Nota sulle valutazioni: nella Longevità, chi scrive valuta quanto sia ben progettata l’opera in modo da essere giocata più volte, con nuovi percorsi e scenari e la possibilità di svolgere più partite senza esaurire filoni narrativi e ludici. La Difficoltà stima quanto sia complessa un’opera tra gioco e snodi: più il voto sale, più sarà complicato approdare alla fine. La Giocabilità è la summa di un sistema di gioco ben funzionante e non oppositivo verso il lettore e di una storia ben scritta e priva di errori. La “Chicca” accende una luce su un aspetto curioso, singolare o spesso simpatico.
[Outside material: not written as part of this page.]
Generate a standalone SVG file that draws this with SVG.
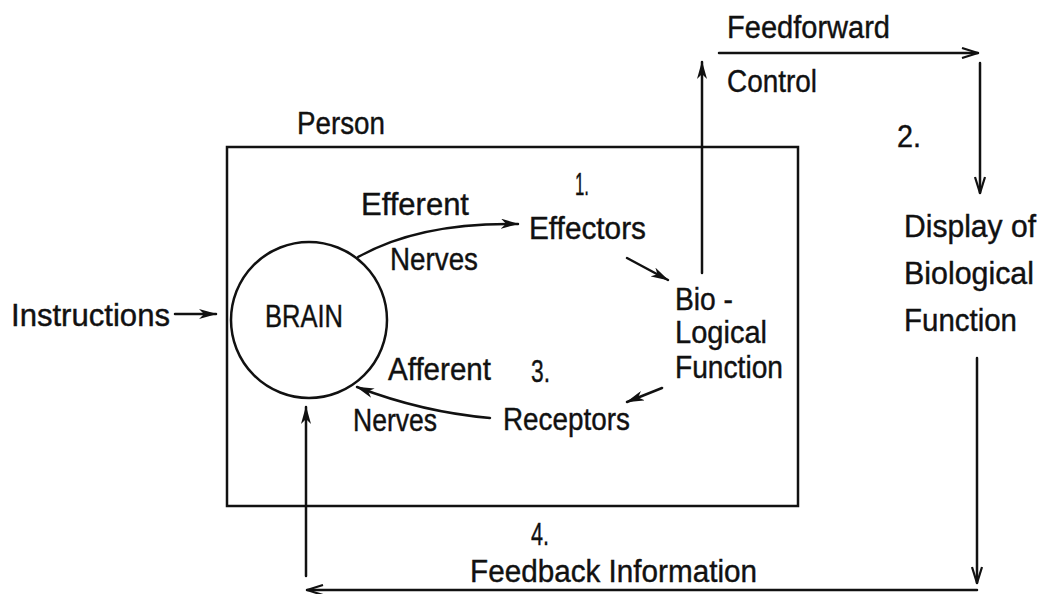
<svg xmlns="http://www.w3.org/2000/svg" width="1048" height="594" viewBox="0 0 1048 594">
<style>
text{font-family:"Liberation Sans",Arial,sans-serif;font-size:31px;fill:#111;stroke:#111;stroke-width:0.4}
.ln{fill:none;stroke:#111;stroke-width:2.5;stroke-linecap:round}
.open{marker-end:url(#open)}
.fill{marker-end:url(#barb)}
</style>
<defs>
<marker id="barb" markerUnits="userSpaceOnUse" viewBox="0 0 18 10" markerWidth="18" markerHeight="10" refX="17" refY="5" orient="auto">
<path d="M0,0 L18,5 L0,10 L5,5 Z" fill="#111"/>
</marker>
<marker id="open" markerUnits="userSpaceOnUse" viewBox="0 0 18 12" markerWidth="18" markerHeight="12" refX="17" refY="6" orient="auto">
<path d="M1,1 L17,6 L1,11" fill="none" stroke="#111" stroke-width="2.2"/>
</marker>
</defs>
<rect width="1048" height="594" fill="#fff"/>
<g id="person">
<rect x="227" y="147" width="571" height="359" fill="none" stroke="#111" stroke-width="2.5"/>
<text x="297" y="134" textLength="88" lengthAdjust="spacingAndGlyphs">Person</text>
</g>
<g id="brain">
<circle cx="309" cy="320" r="78" fill="none" stroke="#111" stroke-width="2.5"/>
<text x="265" y="327" textLength="78" lengthAdjust="spacingAndGlyphs">BRAIN</text>
</g>
<g id="instructions">
<text x="11" y="326" textLength="159" lengthAdjust="spacingAndGlyphs">Instructions</text>
</g>
<g id="effectors">
<text x="575" y="195" textLength="14" lengthAdjust="spacingAndGlyphs">1.</text>
<text x="529" y="239" textLength="117" lengthAdjust="spacingAndGlyphs">Effectors</text>
</g>
<g id="biological-function">
<text x="675" y="310" textLength="58" lengthAdjust="spacingAndGlyphs">Bio -</text>
<text x="675" y="343" textLength="92" lengthAdjust="spacingAndGlyphs">Logical</text>
<text x="675" y="378" textLength="108" lengthAdjust="spacingAndGlyphs">Function</text>
</g>
<g id="receptors">
<text x="531" y="382" textLength="19" lengthAdjust="spacingAndGlyphs">3.</text>
<text x="503" y="430" textLength="127" lengthAdjust="spacingAndGlyphs">Receptors</text>
</g>
<g id="display">
<text x="897" y="147" textLength="24" lengthAdjust="spacingAndGlyphs">2.</text>
<text x="904" y="237" textLength="132" lengthAdjust="spacingAndGlyphs">Display of</text>
<text x="904" y="284" textLength="130" lengthAdjust="spacingAndGlyphs">Biological</text>
<text x="904" y="331" textLength="113" lengthAdjust="spacingAndGlyphs">Function</text>
</g>
<g id="connectors">
<path class="ln fill" d="M175,314 L216,314"/>
<path class="ln fill" d="M358,257 Q420,222 518,224"/>
<path class="ln fill" d="M627,258 L668,280"/>
<path class="ln fill" d="M662,388 L627,402"/>
<path class="ln fill" d="M490,418 Q422,412 357,387"/>
<path class="ln fill" d="M702,273 L702,62"/>
<path class="ln open" d="M719,53 L978,53"/>
<path class="ln open" d="M980,63 L980,193"/>
<path class="ln open" d="M977,358 L977,583"/>
<path class="ln open" d="M977,590 L307,590"/>
<path class="ln fill" d="M306,576 L306,407"/>
</g>
<g id="connector-labels">
<text x="361" y="215" textLength="108" lengthAdjust="spacingAndGlyphs">Efferent</text>
<text x="390" y="270" textLength="88" lengthAdjust="spacingAndGlyphs">Nerves</text>
<text x="388" y="380" textLength="103" lengthAdjust="spacingAndGlyphs">Afferent</text>
<text x="353" y="431" textLength="84" lengthAdjust="spacingAndGlyphs">Nerves</text>
<text x="727" y="38" textLength="163" lengthAdjust="spacingAndGlyphs">Feedforward</text>
<text x="727" y="92" textLength="90" lengthAdjust="spacingAndGlyphs">Control</text>
<text x="531" y="545" textLength="18" lengthAdjust="spacingAndGlyphs">4.</text>
<text x="470" y="582" textLength="287" lengthAdjust="spacingAndGlyphs">Feedback Information</text>
</g>
</svg>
Il Totale, infine, non è una media delle tre votazioni precedenti (sebbene raramente vi si discosti troppo), ma un giudizio complessivo tarato anche sui gusti personali, sensibilità e fascinazioni del recensore.
Longevità 7.5:
Le strade alternative non mancano ed esplorare tutto, ma davvero tutto il libro, richiederà una pluralità di sessioni. A ben vedere, in un’opera progettata nella linearità, un valore aggiunto.
Difficoltà 7.5:
Come detto il motore appare (ed è) di grande complessità ma una volta avviata la partita tutto funziona perfettamente, venire a capo della vicenda sarà abbastanza sfidante ma non frustrante.
Giocabilità 7.5:
Non manca qualche stonatura nel progetto di gioco portata alla luce in precedenza, ma mezzo voto in più per la complessità resa accessibile. Tornano i dadi e l’elemento sorte piace, aggiunge un pizzico di imprevedibilità.
Chicca:
Agli appassionati non poteva sfuggire, in una delle sub quest iniziali, la palese citazione al film “Bomber” con Bud Spencer, al giovane pugile Giorgione e al “cattivo” Rosco Dunn.
Totale 7.5:
Sarà bello mettersi comodi e godersi una sana avventura su e giù dallo spazio, con tante sfaccettature da esplorare quasi sempre senza disorientarsi e tutta l’inventiva e la voglia di innovare le regole del gioco sciorinate dall’autore.